Reforms to the laws governing trusts in New Zealand came into effect on 30 January 2021 and is the first shake-up in 65 years. To understand the possible implications for you as a trustee (who manages a trust), we advise discussing the changes with a specialised, trust solicitor.
New Zealanders are big on trusts. The Ministry of Justice estimates there are 300,000 to 500,000 trusts in this country, making it one of the world’s most trusted countries.
Under the new changes, the aim is for an easier understanding of trust law. Clearer roles and responsibilities mean trustees now have to notify people when they are beneficiaries of the trusts they manage.
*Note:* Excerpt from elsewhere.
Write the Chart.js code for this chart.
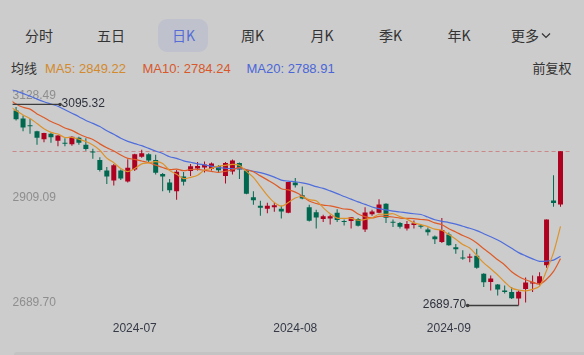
<!DOCTYPE html>
<html><head><meta charset="utf-8">
<script src="https://cdn.jsdelivr.net/npm/chart.js@4/dist/chart.umd.min.js"></script>
<style>
html,body{margin:0;padding:0;background:#cccccc;width:584px;height:355px;overflow:hidden;}
#wrap{position:relative;width:584px;height:355px;}
#c{position:absolute;left:0;top:0;}
.tab{position:absolute;top:25px;line-height:20px;height:20px;transform:translateX(-50%);font-size:14px;font-family:"Noto Sans CJK SC","Liberation Sans",sans-serif;color:#333;white-space:nowrap;}
#hl{position:absolute;left:158px;top:19px;width:50px;height:33px;border-radius:9px;background:#bfc2cc;}
.lg{position:absolute;top:60px;line-height:18px;font-size:13px;font-family:"Liberation Sans","Noto Sans CJK SC",sans-serif;white-space:nowrap;}
#strip{position:absolute;left:14px;top:352px;width:570px;height:3px;background:#c3c3c3;border-top-left-radius:3px;}
</style></head>
<body><div id="wrap">
<div id="hl"></div>
<div id="tabs"></div>
<div id="legend"></div>
<canvas id="c" width="584" height="355"></canvas>
<div id="strip"></div>
</div>
<script>
// ---------- data ----------
const preCloses = [3147.74,3128.48,3154.32,3154.55,3148.02,3145.77,3119.90,3122.40,3154.03,3171.15,3157.97,3158.54,3116.39,3088.87,3124.04,3109.57,3111.02,3091.68,3086.81];
const dates = [
'2024-06-03','2024-06-04','2024-06-05','2024-06-06','2024-06-07','2024-06-11','2024-06-12','2024-06-13','2024-06-14','2024-06-17','2024-06-18','2024-06-19','2024-06-20','2024-06-21','2024-06-24','2024-06-25','2024-06-26','2024-06-27','2024-06-28',
'2024-07-01','2024-07-02','2024-07-03','2024-07-04','2024-07-05','2024-07-08','2024-07-09','2024-07-10','2024-07-11','2024-07-12','2024-07-15','2024-07-16','2024-07-17','2024-07-18','2024-07-19','2024-07-22','2024-07-23','2024-07-24','2024-07-25','2024-07-26','2024-07-29','2024-07-30','2024-07-31',
'2024-08-01','2024-08-02','2024-08-05','2024-08-06','2024-08-07','2024-08-08','2024-08-09','2024-08-12','2024-08-13','2024-08-14','2024-08-15','2024-08-16','2024-08-19','2024-08-20','2024-08-21','2024-08-22','2024-08-23','2024-08-26','2024-08-27','2024-08-28','2024-08-29','2024-08-30',
'2024-09-02','2024-09-03','2024-09-04','2024-09-05','2024-09-06','2024-09-09','2024-09-10','2024-09-11','2024-09-12','2024-09-13','2024-09-18','2024-09-19','2024-09-20','2024-09-23','2024-09-24','2024-09-25','2024-09-26'];
const opens = [
3089,3070,3083,3067,3053,3041,3025,3036,3022,3017,3015,3028,3014,3000,2983,2962,2942,2962,2940,
2964,2990,2995,2983,2955,2938,2920,2950,2961,2966,2968,2965,2971,2951,2960,2977,2962,2908,2891,2885,2888,2885,2877,
2938,2912,2888,2878,2864,2865,2877,2860,2860,2864,2843,2874,2877,2895,2858,2856,2845,2852,2851,2843,2829,2818,
2833,2807,2786,2786,2790,2754,2737,2732,2720,2717,2704,2723,2734,2734,2770.75,2901.42,2893.51];
const highs = [
3093,3095.32,3090,3073,3066,3042,3038,3038,3033,3027,3031,3030,3027,3006,2989,2969,2975,2964,2985,
2996,3004,2997,2994,2957,2945,2963,2959,2975,2979,2980,2978,2973,2979,2984,2978,2963,2920,2901,2897,2897,2891,2939,
2947,2930,2893,2883,2873,2873,2884,2863,2868,2866,2888,2883,2904,2896,2863,2858,2860,2861,2853,2847,2831,2866,
2837,2814,2801,2794,2804,2755,2750,2733,2730,2727,2720,2746,2750,2757,2863.13,2952.45,3000.95];
const lows = [
3065,3061,3063,3041,3036,3014,3019,3018,3011,3011,3012,3014,3002,2986,2960,2935,2932,2943,2938,
2961,2988,2979,2954,2920,2917,2903,2932,2951,2962,2958,2962,2957,2936,2954,2945,2914,2893,2871,2876,2879,2865,2876,
2928,2904,2859,2845,2858,2853,2858,2851,2845,2849,2838,2871,2876,2856,2848,2845,2841,2845,2845,2831,2814,2816,
2810,2794,2782,2777,2764,2727,2720,2710,2714,2703,2689.70,2696,2717,2730,2765.80,2889.05,2889.00];
const closes = [
3078.49,3091.20,3065.40,3048.79,3051.28,3028.05,3037.47,3028.92,3032.63,3015.89,3030.25,3018.05,3005.44,2998.14,2963.10,2950.00,2972.53,2945.85,2967.40,
2994.73,2997.01,2982.38,2957.57,2949.93,2922.45,2959.37,2939.36,2970.39,2971.30,2974.01,2976.30,2962.70,2977.13,2982.31,2964.22,2915.37,2901.95,2886.74,2890.90,2891.85,2879.30,2938.75,
2932.39,2905.34,2860.70,2867.28,2869.90,2869.83,2862.19,2858.20,2867.95,2850.65,2877.36,2879.43,2893.67,2866.66,2856.58,2848.77,2854.37,2855.52,2848.73,2837.43,2823.11,2842.21,
2811.37,2802.98,2784.28,2788.31,2765.81,2736.49,2744.19,2721.80,2717.12,2704.09,2717.28,2736.02,2736.81,2748.92,2863.13,2896.31,3000.95];
const firstVisible = '2024-06-05';
const yTicks = [2689.70, 2909.09, 3128.49];
const monthLabels = ['2024-07','2024-08','2024-09'];
const maPeriods = [5, 10, 20];
const maLegendValues = [2849.22, 2784.24, 2788.91];
const tabNames = ['分时','五日','日K','周K','月K','季K','年K','更多'];

// ---------- styles ----------
const UP = '#ae001f', DOWN = '#00684f';
const MA_COLORS = ['#dd932c', '#de5b28', '#4f6ddc'];
const LEGEND_COLORS = ['#d38a2c', '#d9572a', '#4a66d8'];

// moving averages of the closes
const allC = preCloses.concat(closes);
function movingAvg(n){
  return closes.map((_, i) => {
    const j = i + preCloses.length; let s = 0;
    for (let k = j - n + 1; k <= j; k++) s += allC[k];
    return +(s / n).toFixed(2);
  });
}
const maSeries = maPeriods.map(movingAvg);

// ---------- html header ----------
const tabX = [39, 111, 183.5, 252.5, 322, 390.5, 459, 531];
const tabsEl = document.getElementById('tabs');
tabNames.forEach((t, i) => {
  const s = document.createElement('div');
  s.className = 'tab';
  s.style.left = tabX[i] + 'px';
  if (i === 2) s.style.color = '#566cd6';
  s.textContent = t;
  if (i === tabNames.length - 1) {
    s.innerHTML = t + '<svg width="10" height="7" style="margin-left:2px;vertical-align:2px" viewBox="0 0 10 7"><path d="M1 1.5 L5 5.5 L9 1.5" fill="none" stroke="#333" stroke-width="1.2"/></svg>';
  }
  tabsEl.appendChild(s);
});
const lg = document.getElementById('legend');
function addLg(text, left, color){
  const d = document.createElement('div'); d.className = 'lg';
  d.style.left = left + 'px'; d.style.color = color; d.textContent = text; lg.appendChild(d);
}
addLg('均线', 11, '#333');
const lgX = [45, 142.5, 246.5];
maPeriods.forEach((p, i) => addLg('MA' + p + ': ' + maLegendValues[i].toFixed(2), lgX[i], LEGEND_COLORS[i]));
addLg('前复权', 532.5, '#333');

// ---------- chart ----------
const bodies = opens.map((o, i) => [o, closes[i]]);
const wicks = lows.map((l, i) => [l, highs[i]]);
const candleColor = ctx => closes[ctx.dataIndex] >= opens[ctx.dataIndex] ? UP : DOWN;

const overlay = {
  id: 'overlay',
  beforeDatasetsDraw(chart){
    const {ctx, chartArea: a, scales: {y}} = chart;
    ctx.save();
    ctx.font = '12px "Liberation Sans", Arial, sans-serif';
    ctx.fillStyle = '#8e8e8e'; ctx.textAlign = 'left'; ctx.textBaseline = 'alphabetic';
    yTicks.forEach((v, k) => {
      const py = y.getPixelForValue(v);
      const off = k === 0 ? 0.5 : (k === yTicks.length - 1 ? 11 : 4.3);
      ctx.fillText(v.toFixed(2), a.left, py + off);
    });
    const lc = closes[closes.length - 1];
    const yl = Math.round(y.getPixelForValue(lc)) + 0.5;
    ctx.strokeStyle = 'rgba(200,80,80,0.55)'; ctx.lineWidth = 1; ctx.setLineDash([4, 3]);
    ctx.beginPath(); ctx.moveTo(a.left, yl); ctx.lineTo(a.right + 6, yl); ctx.stroke();
    ctx.restore();
  },
  afterDatasetsDraw(chart){
    const {ctx, chartArea: a, scales: {x, y}} = chart;
    ctx.save();
    ctx.beginPath(); ctx.rect(a.left, 0, chart.width - a.left, chart.height); ctx.clip();
    const mid = (a.left + a.right) / 2;
    const hiIdx = highs.indexOf(Math.max(...highs));
    const loIdx = lows.indexOf(Math.min(...lows));
    [[hiIdx, highs[hiIdx]], [loIdx, lows[loIdx]]].forEach(([idx, v]) => {
      const px = x.getPixelForValue(idx);
      const py = y.getPixelForValue(v);
      const dir = px < mid ? 1 : -1;
      const ex = px + dir * 51;
      ctx.strokeStyle = '#3c3c3c'; ctx.lineWidth = 1.3;
      ctx.beginPath(); ctx.moveTo(px, py); ctx.lineTo(ex, py); ctx.stroke();
      ctx.fillStyle = '#3c3c3c';
      ctx.beginPath(); ctx.arc(ex, py, 1.8, 0, Math.PI * 2); ctx.fill();
      ctx.font = '12px "Liberation Sans", Arial, sans-serif';
      ctx.fillStyle = '#2e323c'; ctx.textBaseline = 'middle';
      ctx.textAlign = dir > 0 ? 'left' : 'right';
      ctx.fillText(v.toFixed(2), ex + dir * 1.5, py - 0.5);
    });
    ctx.restore();
  }
};

new Chart(document.getElementById('c'), {
  type: 'bar',
  data: {
    labels: dates,
    datasets: [
      ...maSeries.map((s, i) => ({
        type: 'line', label: 'MA' + maPeriods[i], data: s,
        borderColor: MA_COLORS[i], borderWidth: 1.2, pointRadius: 0, tension: 0.3, order: 0
      })),
      { label: 'body', data: bodies, backgroundColor: candleColor, barThickness: 5, grouped: false,
        minBarLength: 1, inflateAmount: 0, borderWidth: 0, order: 1 },
      { label: 'wick', data: wicks, backgroundColor: candleColor, barThickness: 1, grouped: false,
        inflateAmount: 0, borderWidth: 0, order: 2 }
    ]
  },
  options: {
    responsive: false, animation: false, devicePixelRatio: 1, events: [],
    layout: { padding: { left: 11, right: 20, top: 88, bottom: 0 } },
    plugins: { legend: { display: false }, tooltip: { enabled: false } },
    scales: {
      x: {
        type: 'category', offset: true, min: firstVisible,
        grid: { display: false, drawTicks: false }, border: { display: false },
        afterFit(s){ s.height = 49.5; },
        ticks: {
          autoSkip: false, maxRotation: 0, padding: 16, color: '#353a46',
          font: { size: 12, family: '"Liberation Sans", Arial, sans-serif' },
          callback(v){
            const d = this.getLabelForValue(v); const m = d.slice(0, 7);
            const prev = v > 0 ? dates[v - 1].slice(0, 7) : '';
            return (monthLabels.includes(m) && prev !== m) ? m : '';
          }
        }
      },
      y: { type: 'linear', display: false, min: yTicks[0], max: yTicks[yTicks.length - 1] }
    }
  },
  plugins: [overlay]
});
</script>
</body></html>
The underlying principle is that beneficiaries should have enough information to be sure that trusts are being run correctly. What does that mean? Until now, trustees have enjoyed a high level of privacy. With this change, many people will be finding out for the first time that they are beneficiaries of a trust. It also gives them rights to ask for information on trust assets – giving a clear picture of overall worth. Some will not be comfortable with this info sharing. Others will appreciate the open discussions, making it more user-friendly and transparent for all involved.
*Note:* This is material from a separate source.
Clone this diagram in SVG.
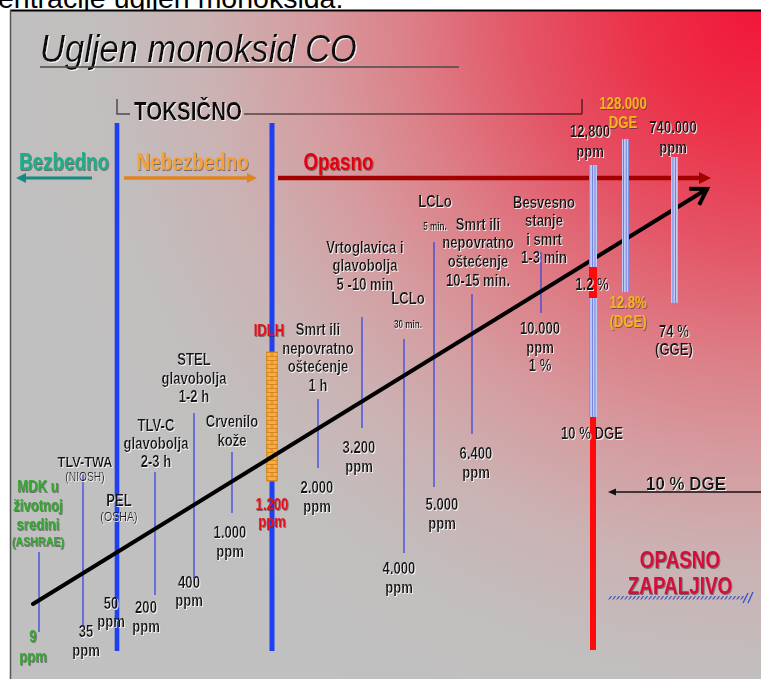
<svg xmlns="http://www.w3.org/2000/svg" width="761" height="679" viewBox="0 0 761 679">
<defs>
<radialGradient id="bg" gradientUnits="userSpaceOnUse" cx="761" cy="10" r="790">
<stop offset="0" stop-color="#f2163a"/>
<stop offset="0.15" stop-color="#ec3048"/>
<stop offset="0.3" stop-color="#e45466"/>
<stop offset="0.45" stop-color="#dc8088"/>
<stop offset="0.57" stop-color="#d59ca0"/>
<stop offset="0.7" stop-color="#cbb2b3"/>
<stop offset="0.84" stop-color="#c2bebe"/>
<stop offset="1" stop-color="#c0c0c0"/>
</radialGradient>
<pattern id="stripe" patternUnits="userSpaceOnUse" x="0" y="0" width="2.6" height="10">
<rect width="2.6" height="10" fill="#c0caf6"/>
<rect x="1.8" width="0.8" height="10" fill="#6072d6"/>
</pattern>
<pattern id="brick" patternUnits="userSpaceOnUse" x="266.5" y="352" width="11" height="8">
<rect width="11" height="8" fill="#f7ae3c"/>
<path d="M0,0.4H11M0,4.4H11M5.5,0V4.4M0.4,4.4V8M10.6,4.4V8" stroke="#c9771c" stroke-width="0.8" fill="none"/>
</pattern>
<pattern id="hatch" patternUnits="userSpaceOnUse" x="0" y="596" width="4" height="4">
<path d="M0.5,4L3.5,0" stroke="#3552d2" stroke-width="1.2"/>
</pattern>
<filter id="shW" x="-10%" y="-10%" width="130%" height="140%">
<feDropShadow dx="1" dy="1" stdDeviation="0.3" flood-color="#ffffff" flood-opacity="0.9"/>
</filter>
<filter id="shD" x="-10%" y="-10%" width="130%" height="140%">
<feDropShadow dx="1" dy="1" stdDeviation="0.4" flood-color="#303030" flood-opacity="0.6"/>
</filter>
<marker id="mTeal" markerUnits="userSpaceOnUse" markerWidth="12" markerHeight="12" refX="2" refY="5" orient="auto" overflow="visible">
<path d="M0,0L10,5L0,10z" fill="#178a80"/>
</marker>
<marker id="mOrange" markerUnits="userSpaceOnUse" markerWidth="12" markerHeight="12" refX="2" refY="5" orient="auto" overflow="visible">
<path d="M0,0L10,5L0,10z" fill="#e2841e"/>
</marker>
<marker id="mRed" markerUnits="userSpaceOnUse" markerWidth="14" markerHeight="14" refX="2" refY="6" orient="auto" overflow="visible">
<path d="M0,0L12,6L0,12z" fill="#a50000"/>
</marker>
<marker id="mBlack" markerUnits="userSpaceOnUse" markerWidth="24" markerHeight="24" refX="20" refY="12" orient="auto" overflow="visible">
<path d="M5,2.5L20,12L5,21.5" fill="none" stroke="#000" stroke-width="4"/>
</marker>
<marker id="mSmall" markerUnits="userSpaceOnUse" markerWidth="10" markerHeight="10" refX="1" refY="3.5" orient="auto" overflow="visible">
<path d="M0,0L8,3.5L0,7z" fill="#111"/>
</marker>
</defs>
<style>
text{font-family:"Liberation Sans",Arial,sans-serif}
.lbl text{font-weight:bold;font-size:16px;fill:#171717;text-anchor:middle;filter:url(#shW)}
.lbl text.sm{font-size:10px}
.lbl text.par{font-size:12.5px;font-weight:normal}
.grn text{fill:#34a632;filter:url(#shD)}
.red text{fill:#e8101c;filter:url(#shD)}
.org text{fill:#f5b31c;filter:url(#shD)}
.lead{stroke:#3848e0;stroke-width:1.3}
.thick{fill:#1f40f2}
.bar{fill:url(#stripe)}
</style>

<rect x="0" y="0" width="761" height="679" fill="#ffffff"/>
<text x="-2" y="8" font-size="28.5" fill="#000">entracije ugljen monoksida:</text>
<rect x="10" y="10" width="760" height="680" fill="url(#bg)"/>
<line x1="10" y1="10.5" x2="761" y2="10.5" stroke="#000" stroke-width="2"/>
<line x1="10.5" y1="10" x2="10.5" y2="679" stroke="#555" stroke-width="1.5"/>

<g id="title" filter="url(#shW)">
<text x="40" y="62" font-size="39" font-style="italic" fill="#111" textLength="317" lengthAdjust="spacingAndGlyphs">Ugljen monoksid CO</text>
</g>
<line x1="40" y1="67" x2="459" y2="67" stroke="#4a4a4a" stroke-width="1.5"/>

<g id="toksicno">
<path d="M117,99V114H130M244,114H582M582,99V114" fill="none" stroke="#000" stroke-opacity="0.6" stroke-width="1.5"/>
<g transform="translate(188 0) scale(.82 1)"><text x="0" y="120" font-size="25" font-weight="bold" fill="#111" text-anchor="middle" filter="url(#shW)">TOKSIČNO</text></g>
</g>

<g id="zones">
<g id="n-bezbedno" transform="translate(64 0) scale(.82 1)"><text x="0" y="170" font-size="23" font-weight="bold" fill="#1fae88" text-anchor="middle" filter="url(#shD)">Bezbedno</text></g>
<g id="n-nebezbedno" transform="translate(192.5 0) scale(.82 1)"><text x="0" y="170" font-size="23" font-weight="bold" fill="#f4a23e" text-anchor="middle" filter="url(#shD)">Nebezbedno</text></g>
<g id="n-opasno" transform="translate(338.5 0) scale(.82 1)"><text x="0" y="170" font-size="23" font-weight="bold" fill="#e6000e" text-anchor="middle" filter="url(#shD)">Opasno</text></g>
</g>

<g id="limits">
<rect class="thick" x="114.7" y="123" width="4.6" height="528"/>
<rect class="thick" x="269.5" y="123" width="5" height="528"/>
<rect x="266.5" y="352" width="11" height="129" fill="url(#brick)" stroke="#d08a20" stroke-width="0.8"/>
</g>

<g id="connectors">
<line x1="92" y1="178" x2="24" y2="178" stroke="#178a80" stroke-width="3" marker-end="url(#mTeal)"/>
<line x1="124" y1="178" x2="249" y2="178" stroke="#e2841e" stroke-width="3.5" marker-end="url(#mOrange)"/>
<line x1="278" y1="178" x2="701" y2="178" stroke="#a50000" stroke-width="4.5" marker-end="url(#mRed)"/>
<line class="lead" x1="39" y1="552" x2="39" y2="632"/>
<line class="lead" x1="83" y1="472" x2="83" y2="625"/>
<line class="lead" x1="155" y1="472" x2="155" y2="595"/>
<line class="lead" x1="194" y1="413" x2="194" y2="578"/>
<line class="lead" x1="232" y1="452" x2="232" y2="513"/>
<line class="lead" x1="318" y1="399" x2="318" y2="468"/>
<line class="lead" x1="362" y1="317" x2="362" y2="428"/>
<line class="lead" x1="404" y1="339" x2="404" y2="553"/>
<line class="lead" x1="434" y1="242" x2="434" y2="487"/>
<line class="lead" x1="472" y1="294" x2="472" y2="434"/>
<line class="lead" x1="541" y1="252" x2="541" y2="313"/>
<line x1="33" y1="604" x2="707" y2="189" stroke="#000" stroke-width="4" stroke-linecap="round" marker-end="url(#mBlack)"/>
<line x1="761" y1="492" x2="615" y2="492" stroke="#111" stroke-width="1.5" marker-end="url(#mSmall)"/>
</g>

<g id="bars">
<rect class="bar" x="589" y="165" width="8" height="102"/>
<rect x="589" y="267" width="8" height="31" fill="#ff0a0a"/>
<rect class="bar" x="589" y="298" width="8" height="119"/>
<rect x="590" y="417" width="6" height="233" fill="#ff0a0a"/>
<rect class="bar" x="622" y="139" width="7" height="153"/>
<rect class="bar" x="671" y="157" width="7" height="146"/>
</g>

<g id="n-mdk" class="lbl grn" transform="translate(38 0) scale(.82 1)"><text><tspan x="0" y="492">MDK u</tspan><tspan x="0" y="511">životnoj</tspan><tspan x="0" y="530">sredini</tspan><tspan x="0" y="546" style="font-size:13px">(ASHRAE)</tspan></text></g>
<g id="n-9ppm" class="lbl grn" transform="translate(33 0) scale(.82 1)"><text><tspan x="0" y="642">9</tspan><tspan x="0" y="662">ppm</tspan></text></g>
<g id="n-tlvtwa" class="lbl" transform="translate(85 0) scale(.82 1)"><text><tspan x="0" y="467" style="font-size:15.5px">TLV-TWA</tspan><tspan x="0" y="481" class="par" style="font-size:12.5px;font-weight:normal">(NIOSH)</tspan></text></g>
<g id="n-35ppm" class="lbl" transform="translate(86 0) scale(.82 1)"><text><tspan x="0" y="637">35</tspan><tspan x="0" y="656">ppm</tspan></text></g>
<g id="n-pel" class="lbl" transform="translate(119 0) scale(.82 1)"><text><tspan x="0" y="506">PEL</tspan><tspan x="0" y="521" style="font-size:13px;font-weight:normal">(OSHA)</tspan></text></g>
<g id="n-50ppm" class="lbl" transform="translate(111 0) scale(.82 1)"><text><tspan x="0" y="609">50</tspan><tspan x="0" y="627">ppm</tspan></text></g>
<g id="n-tlvc" class="lbl" transform="translate(156 0) scale(.82 1)"><text><tspan x="0" y="431">TLV-C</tspan><tspan x="0" y="449">glavobolja</tspan><tspan x="0" y="467">2-3 h</tspan></text></g>
<g id="n-200ppm" class="lbl" transform="translate(146 0) scale(.82 1)"><text><tspan x="0" y="613">200</tspan><tspan x="0" y="632">ppm</tspan></text></g>
<g id="n-stel" class="lbl" transform="translate(194 0) scale(.82 1)"><text><tspan x="0" y="365">STEL</tspan><tspan x="0" y="384">glavobolja</tspan><tspan x="0" y="402">1-2 h</tspan></text></g>
<g id="n-400ppm" class="lbl" transform="translate(189 0) scale(.82 1)"><text><tspan x="0" y="588">400</tspan><tspan x="0" y="606">ppm</tspan></text></g>
<g id="n-crvenilo" class="lbl" transform="translate(232 0) scale(.82 1)"><text><tspan x="0" y="427">Crvenilo</tspan><tspan x="0" y="446">kože</tspan></text></g>
<g id="n-1000ppm" class="lbl" transform="translate(230 0) scale(.82 1)"><text><tspan x="0" y="538">1.000</tspan><tspan x="0" y="557">ppm</tspan></text></g>
<g id="n-idlh" class="lbl red" transform="translate(269 0) scale(.82 1)"><text><tspan x="0" y="336">IDLH</tspan></text></g>
<g id="n-1200ppm" class="lbl red" transform="translate(272 0) scale(.82 1)"><text><tspan x="0" y="510">1.200</tspan><tspan x="0" y="527">ppm</tspan></text></g>
<g id="n-smrt1h" class="lbl" transform="translate(318 0) scale(.82 1)"><text><tspan x="0" y="335">Smrt ili</tspan><tspan x="0" y="354">nepovratno</tspan><tspan x="0" y="372">oštećenje</tspan><tspan x="0" y="391">1 h</tspan></text></g>
<g id="n-2000ppm" class="lbl" transform="translate(317 0) scale(.82 1)"><text><tspan x="0" y="493">2.000</tspan><tspan x="0" y="512">ppm</tspan></text></g>
<g id="n-vrtoglavica" class="lbl" transform="translate(365 0) scale(.82 1)"><text><tspan x="0" y="253">Vrtoglavica i</tspan><tspan x="0" y="271">glavobolja</tspan><tspan x="0" y="290">5 -10 min</tspan></text></g>
<g id="n-3200ppm" class="lbl" transform="translate(359 0) scale(.82 1)"><text><tspan x="0" y="453">3.200</tspan><tspan x="0" y="472">ppm</tspan></text></g>
<g id="n-lclo30" class="lbl" transform="translate(408 0) scale(.82 1)"><text><tspan x="0" y="304">LCLo</tspan><tspan x="0" y="328" style="font-size:10px">30 min.</tspan></text></g>
<g id="n-4000ppm" class="lbl" transform="translate(399 0) scale(.82 1)"><text><tspan x="0" y="574">4.000</tspan><tspan x="0" y="593">ppm</tspan></text></g>
<g id="n-lclo5" class="lbl" transform="translate(435 0) scale(.82 1)"><text><tspan x="0" y="207">LCLo</tspan><tspan x="0" y="230" style="font-size:10px">5 min.</tspan></text></g>
<g id="n-smrt1015" class="lbl" transform="translate(478 0) scale(.82 1)"><text><tspan x="0" y="230">Smrt ili</tspan><tspan x="0" y="248">nepovratno</tspan><tspan x="0" y="267">oštećenje</tspan><tspan x="0" y="286">10-15 min.</tspan></text></g>
<g id="n-5000ppm" class="lbl" transform="translate(442 0) scale(.82 1)"><text><tspan x="0" y="510">5.000</tspan><tspan x="0" y="529">ppm</tspan></text></g>
<g id="n-6400ppm" class="lbl" transform="translate(476 0) scale(.82 1)"><text><tspan x="0" y="459">6.400</tspan><tspan x="0" y="478">ppm</tspan></text></g>
<g id="n-besvesno" class="lbl" transform="translate(544 0) scale(.82 1)"><text><tspan x="0" y="208">Besvesno</tspan><tspan x="0" y="226">stanje</tspan><tspan x="0" y="245">i smrt</tspan><tspan x="0" y="263">1-3 min</tspan></text></g>
<g id="n-10000ppm" class="lbl" transform="translate(540 0) scale(.82 1)"><text><tspan x="0" y="334">10.000</tspan><tspan x="0" y="353">ppm</tspan><tspan x="0" y="371">1 %</tspan></text></g>
<g id="n-12800ppm" class="lbl" transform="translate(590 0) scale(.82 1)"><text><tspan x="0" y="137">12,800</tspan><tspan x="0" y="157">ppm</tspan></text></g>
<g id="n-128000dge" class="lbl org" transform="translate(623 0) scale(.82 1)"><text><tspan x="0" y="109">128.000</tspan><tspan x="0" y="128">DGE</tspan></text></g>
<g id="n-740000ppm" class="lbl" transform="translate(673 0) scale(.82 1)"><text><tspan x="0" y="133">740.000</tspan><tspan x="0" y="153">ppm</tspan></text></g>
<g id="n-12pct" class="lbl" transform="translate(592 0) scale(.82 1)"><text><tspan x="0" y="290">1.2 %</tspan></text></g>
<g id="n-128pct" class="lbl org" transform="translate(628 0) scale(.82 1)"><text><tspan x="0" y="308">12.8%</tspan><tspan x="0" y="327">(DGE)</tspan></text></g>
<g id="n-74pct" class="lbl" transform="translate(674 0) scale(.82 1)"><text><tspan x="0" y="337">74 %</tspan><tspan x="0" y="355">(GGE)</tspan></text></g>
<g id="n-10dge-bar" class="lbl" transform="translate(592 0) scale(.82 1)"><text><tspan x="0" y="439">10 % DGE</tspan></text></g>
<g id="n-10dge-arrow" class="lbl" transform="translate(686 0) scale(.89 1)"><text><tspan x="0" y="490" style="font-size:19px">10 % DGE</tspan></text></g>
<g id="n-zapaljivo">
<g transform="translate(680 0) scale(.82 1)"><text font-size="23" font-weight="bold" fill="#d4103c" text-anchor="middle" filter="url(#shD)"><tspan x="0" y="568">OPASNO</tspan><tspan x="0" y="594">ZAPALJIVO</tspan></text></g>
<rect x="608" y="596" width="138" height="3.5" fill="url(#hatch)"/>
<path d="M743,603L748,593M748,603L753,592" stroke="#3552d2" stroke-width="1.3" fill="none"/>
</g>
</svg>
At Viranda, we see two-sides. Asset Manager, Rosie suggests “that when there are changes, it resets trustees and beneficiaries to familiarise themselves with their rights and obligations under the new Act. Sometimes things can tick over in the background, but this will allow all parties involved to have the discussions around the changes. However, some will find this more onerous and expensive to run, with more documentation having to be circulated.”
A greater pool of beneficiaries with newfound knowledge and awareness could open up more disputes. Regardless, there are still very legitimate uses for trusts and we think it’s going to be interesting to see how it all unfolds.